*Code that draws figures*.

────────────────

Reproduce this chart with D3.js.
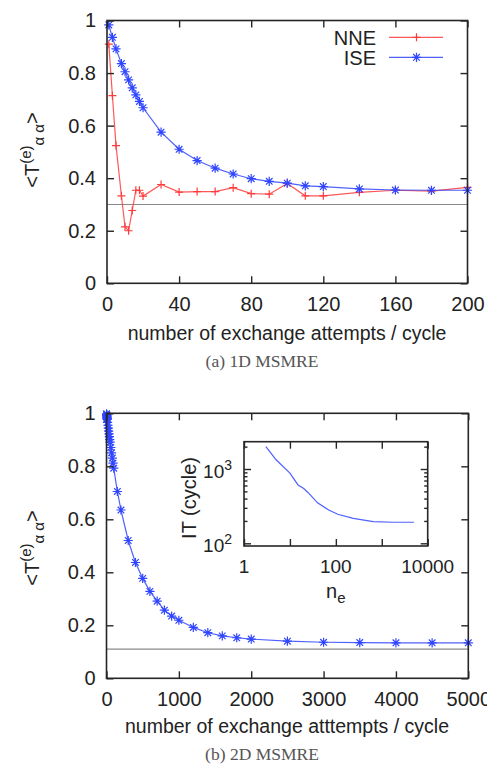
<!DOCTYPE html>
<html>
<head>
<meta charset="utf-8">
<script src="https://cdn.jsdelivr.net/npm/d3@7"></script>
<style>
  html, body { margin: 0; padding: 0; background: #fff; }
  svg { display: block; }
  text { font-family: "Liberation Sans", Arial, sans-serif; fill: #222; }
  .cap { font-family: "Liberation Serif", "DejaVu Serif", serif; fill: #555; }
</style>
</head>
<body>
<svg id="fig" width="487" height="764"></svg>
<script>
// ---- (a) 1D MSMRE ----
const attempts1D = [1, 3, 5, 8, 10, 12, 14, 16, 18, 20, 30, 40, 50, 60, 70, 80, 90, 100, 110, 120, 140, 160, 180, 200];
const nne1D = [0.91, 0.714, 0.524, 0.333, 0.215, 0.200, 0.277, 0.354, 0.354, 0.332, 0.376, 0.347, 0.349, 0.349, 0.364, 0.341, 0.339, 0.380, 0.333, 0.333, 0.346, 0.354, 0.351, 0.365];
const ise1D = [0.983, 0.936, 0.892, 0.836, 0.805, 0.774, 0.744, 0.717, 0.692, 0.668, 0.575, 0.510, 0.467, 0.438, 0.416, 0.398, 0.388, 0.381, 0.371, 0.368, 0.359, 0.355, 0.354, 0.354];
const limit1D = 0.3;
const xTicks1D = [0, 40, 80, 120, 160, 200];
const yTicks = [0, 0.2, 0.4, 0.6, 0.8, 1];

// ---- (b) 2D MSMRE ----
const attempts2D = [1, 2, 3, 4, 5, 6, 7, 8, 9, 10, 15, 20, 25, 30, 35, 40, 45, 50, 60, 70, 80, 90, 100,
  150, 200, 300, 400, 500, 600, 700, 800, 900, 1000, 1200, 1400, 1600, 1800, 2000, 2500, 3000, 3500, 4000, 4500, 5000];
const ise2D = [0.998, 0.995, 0.993, 0.991, 0.988, 0.986, 0.984, 0.981, 0.979, 0.977, 0.966, 0.955, 0.944, 0.933, 0.922, 0.912, 0.901, 0.891, 0.871, 0.851, 0.831, 0.812, 0.793,
  0.705, 0.635, 0.520, 0.437, 0.377, 0.328, 0.291, 0.257, 0.235, 0.219, 0.192, 0.172, 0.160, 0.153, 0.148, 0.140, 0.136, 0.135, 0.134, 0.134, 0.134];
const limit2D = 0.11;
const xTicks2D = [0, 1000, 2000, 3000, 4000, 5000];

// ---- inset: IT vs n_e ----
const insetNe = [3, 5, 10, 15, 20, 25, 40, 70, 110, 240, 650, 1800, 5000];
const insetIT = [2000, 1330, 880, 610, 545, 480, 350, 280, 246, 217, 196, 192, 192];
const insetXTicks = [1, 10, 100, 1000, 10000];
const insetXLabels = [1, 100, 10000];
const insetYMajor = [100, 1000];
const insetYMinor = [200, 300, 400, 500, 600, 700, 800, 900, 2000];

const RED = "#ff3b3b", BLUE = "#2f45ff", FRAME = "#262626", FS = 20;
const svg = d3.select("#fig");

const plusPath = "M-4,0H4M0,-4V4";
const starPath = "M-4.6,0H4.6M0,-4.6V4.6M-3.3,-3.3L3.3,3.3M-3.3,3.3L3.3,-3.3";

function styleAxis(g, labels) {
  g.select(".domain").remove();
  g.selectAll(".tick line").attr("stroke", FRAME).attr("stroke-width", 1.4);
  g.selectAll(".tick text").attr("fill", "#222").style("font-size", FS + "px")
    .style("font-family", "'Liberation Sans', Arial, sans-serif");
  if (!labels) g.selectAll(".tick text").remove();
}

function frame(x, y) {
  const [x0, x1] = x.range(), [y0, y1] = y.range();
  svg.append("rect").attr("x", x0).attr("y", y1).attr("width", x1 - x0).attr("height", y0 - y1)
    .attr("fill", "none").attr("stroke", FRAME).attr("stroke-width", 1.6);
}

function mainAxes(x, y, xt) {
  const [x0, x1] = x.range(), [y0, y1] = y.range();
  svg.append("g").attr("transform", `translate(0,${y0})`)
    .call(d3.axisBottom(x).tickValues(xt).tickSize(-7).tickPadding(14).tickFormat(d3.format("d")))
    .call(g => styleAxis(g, true));
  svg.append("g").attr("transform", `translate(0,${y1})`)
    .call(d3.axisTop(x).tickValues(xt).tickSize(-7))
    .call(g => styleAxis(g, false));
  svg.append("g").attr("transform", `translate(${x0},0)`)
    .call(d3.axisLeft(y).tickValues(yTicks).tickSize(-7).tickPadding(11).tickFormat(d => d3.format("")(+d.toFixed(1))))
    .call(g => styleAxis(g, true));
  svg.append("g").attr("transform", `translate(${x1},0)`)
    .call(d3.axisRight(y).tickValues(yTicks).tickSize(-7))
    .call(g => styleAxis(g, false));
}

function refLine(x, y, v) {
  const [x0, x1] = x.domain();
  svg.append("line").attr("x1", x(x0)).attr("x2", x(x1)).attr("y1", y(v)).attr("y2", y(v))
    .attr("stroke", "#8a8a8a").attr("stroke-width", 1.1);
}

function series(x, y, xs, ys, color, marker) {
  const pts = xs.map((d, i) => [d, ys[i]]);
  svg.append("path").datum(pts)
    .attr("d", d3.line().x(d => x(d[0])).y(d => y(d[1])))
    .attr("fill", "none").attr("stroke", color).attr("stroke-width", 1.2).attr("stroke-opacity", 0.85);
  svg.append("g").selectAll("path").data(pts).join("path")
    .attr("transform", d => `translate(${x(d[0])},${y(d[1])})`)
    .attr("d", marker).attr("fill", "none").attr("stroke", color).attr("stroke-width", 1.2);
}

function yTitle(cx, cy) {
  const t = svg.append("text").attr("transform", `translate(${cx},${cy}) rotate(-90)`)
    .attr("text-anchor", "middle").style("font-size", FS + "px");
  t.append("tspan").text("<T");
  t.append("tspan").attr("dy", -8).style("font-size", "15px").text("(e)");
  t.append("tspan").attr("dy", 13).style("font-size", "15px").text("α α");
  t.append("tspan").attr("dy", -5).text(">");
}

// ===== panel (a) =====
const xa = d3.scaleLinear([0, 200], [107, 467.5]);
const ya = d3.scaleLinear([0, 1], [283.3, 20.5]);
refLine(xa, ya, limit1D);
series(xa, ya, attempts1D, nne1D, RED, plusPath);
series(xa, ya, attempts1D, ise1D, BLUE, starPath);
mainAxes(xa, ya, xTicks1D);
frame(xa, ya);
yTitle(39, 150);
svg.append("text").attr("x", 287).attr("y", 340).attr("text-anchor", "middle")
  .style("font-size", "19.5px").text("number of exchange attempts / cycle");
svg.append("text").attr("class", "cap").attr("x", 262).attr("y", 367).attr("text-anchor", "middle")
  .style("font-size", "17.5px").text("(a) 1D MSMRE");

// legend
const legend = [{name: "NNE", color: RED, marker: plusPath, y: 37.3}, {name: "ISE", color: BLUE, marker: starPath, y: 57.3}];
legend.forEach(l => {
  svg.append("text").attr("x", 376).attr("y", l.y).attr("dy", "0.36em").attr("text-anchor", "end")
    .style("font-size", FS + "px").text(l.name);
  svg.append("line").attr("x1", 389).attr("x2", 443).attr("y1", l.y).attr("y2", l.y)
    .attr("stroke", l.color).attr("stroke-width", 1.2).attr("stroke-opacity", 0.85);
  svg.append("path").attr("transform", `translate(416.5,${l.y})`).attr("d", l.marker)
    .attr("fill", "none").attr("stroke", l.color).attr("stroke-width", 1.2);
});

// ===== panel (b) =====
const xb = d3.scaleLinear([0, 5000], [106.5, 468.3]);
const yb = d3.scaleLinear([0, 1], [678.3, 413.3]);
refLine(xb, yb, limit2D);
series(xb, yb, attempts2D, ise2D, BLUE, starPath);
mainAxes(xb, yb, xTicks2D);
frame(xb, yb);
yTitle(39, 548);
svg.append("text").attr("x", 287).attr("y", 733).attr("text-anchor", "middle")
  .style("font-size", "19.5px").text("number of exchange atttempts / cycle");
svg.append("text").attr("class", "cap").attr("x", 262).attr("y", 760).attr("text-anchor", "middle")
  .style("font-size", "17.5px").text("(b) 2D MSMRE");

// ===== inset =====
const xi = d3.scaleLog([1, 10000], [244, 427.7]);
const yi = d3.scaleLog([92, 2330], [546, 441.7]);
svg.append("rect").attr("x", 244).attr("y", 441.7).attr("width", 183.7).attr("height", 104.3).attr("fill", "#fff");
series(xi, yi, insetNe, insetIT, BLUE, "");
[["axisBottom", 546, insetXTicks, 7], ["axisTop", 441.7, insetXTicks, 7]].forEach(([fn, pos, tv, s]) => {
  svg.append("g").attr("transform", `translate(0,${pos})`)
    .call(d3[fn](xi).tickValues(tv).tickSize(-s)).call(g => styleAxis(g, false));
});
[["axisLeft", 244], ["axisRight", 427.7]].forEach(([fn, pos]) => {
  svg.append("g").attr("transform", `translate(${pos},0)`)
    .call(d3[fn](yi).tickValues(insetYMajor).tickSize(-7)).call(g => styleAxis(g, false));
  svg.append("g").attr("transform", `translate(${pos},0)`)
    .call(d3[fn](yi).tickValues(insetYMinor).tickSize(-3.5)).call(g => styleAxis(g, false));
});
frame(xi, yi);
svg.append("g").selectAll("text").data(insetXLabels).join("text")
  .attr("x", d => xi(d)).attr("y", 573).attr("text-anchor", "middle")
  .style("font-size", "19px").text(d => d);
insetYMajor.forEach(v => {
  const t = svg.append("text").attr("x", 232).attr("y", yi(v) + 9).attr("text-anchor", "end").style("font-size", "19px");
  t.append("tspan").text("10");
  t.append("tspan").attr("dy", -8).style("font-size", "14px").text(Math.round(Math.log10(v)));
});
svg.append("text").attr("transform", "translate(196,498) rotate(-90)").attr("text-anchor", "middle")
  .style("font-size", FS + "px").text("IT (cycle)");
const ne = svg.append("text").attr("x", 326).attr("y", 598).style("font-size", FS + "px");
ne.append("tspan").text("n");
ne.append("tspan").attr("dy", 5).style("font-size", "15px").text("e");
</script>
</body>
</html>
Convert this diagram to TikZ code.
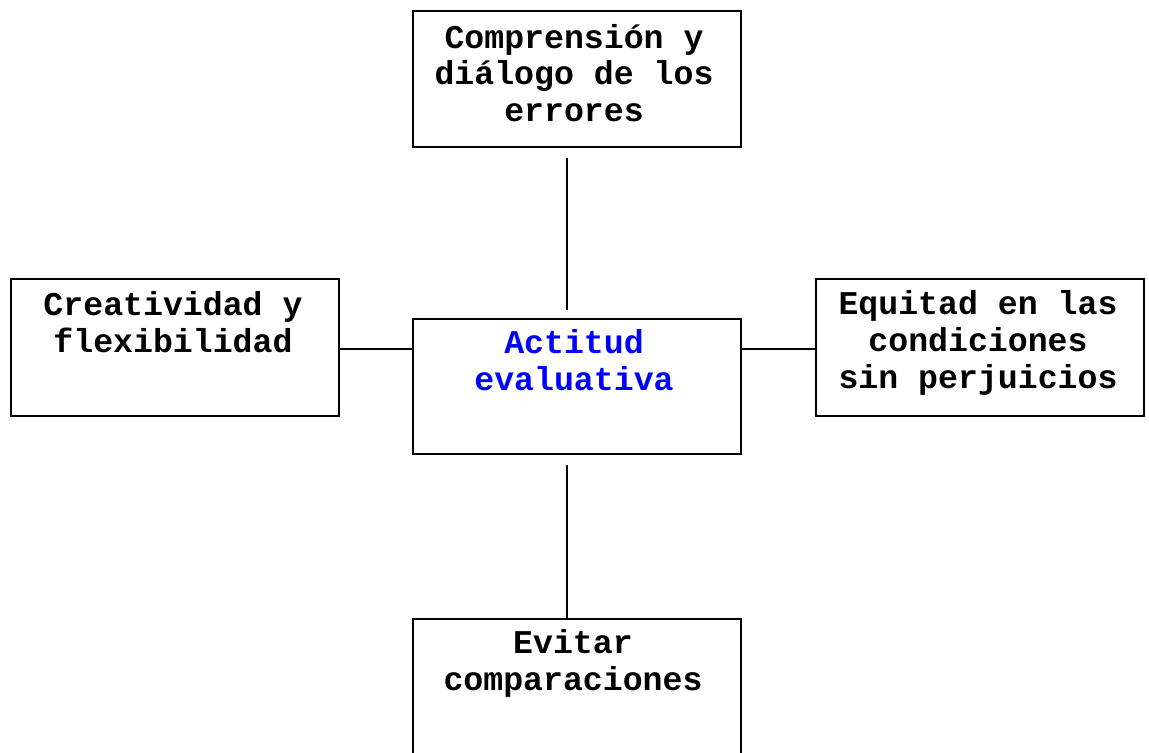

────────────────

*GIVEN EXERCISE*. Repeat only what runs from the first line of the records above to the line with "const yTicks = [0, 0.2, 0.4, 0.6, 0.8, 1];", both included, word for word, minus the pictures.

*SOLUTION TO THIS EXERCISE*.
Reproduce this chart with D3.js.
<!DOCTYPE html>
<html>
<head>
<meta charset="utf-8">
<script src="https://cdn.jsdelivr.net/npm/d3@7"></script>
<style>
  html, body { margin: 0; padding: 0; background: #fff; }
  svg { display: block; }
  text { font-family: "Liberation Sans", Arial, sans-serif; fill: #222; }
  .cap { font-family: "Liberation Serif", "DejaVu Serif", serif; fill: #555; }
</style>
</head>
<body>
<svg id="fig" width="487" height="764"></svg>
<script>
// ---- (a) 1D MSMRE ----
const attempts1D = [1, 3, 5, 8, 10, 12, 14, 16, 18, 20, 30, 40, 50, 60, 70, 80, 90, 100, 110, 120, 140, 160, 180, 200];
const nne1D = [0.91, 0.714, 0.524, 0.333, 0.215, 0.200, 0.277, 0.354, 0.354, 0.332, 0.376, 0.347, 0.349, 0.349, 0.364, 0.341, 0.339, 0.380, 0.333, 0.333, 0.346, 0.354, 0.351, 0.365];
const ise1D = [0.983, 0.936, 0.892, 0.836, 0.805, 0.774, 0.744, 0.717, 0.692, 0.668, 0.575, 0.510, 0.467, 0.438, 0.416, 0.398, 0.388, 0.381, 0.371, 0.368, 0.359, 0.355, 0.354, 0.354];
const limit1D = 0.3;
const xTicks1D = [0, 40, 80, 120, 160, 200];
const yTicks = [0, 0.2, 0.4, 0.6, 0.8, 1];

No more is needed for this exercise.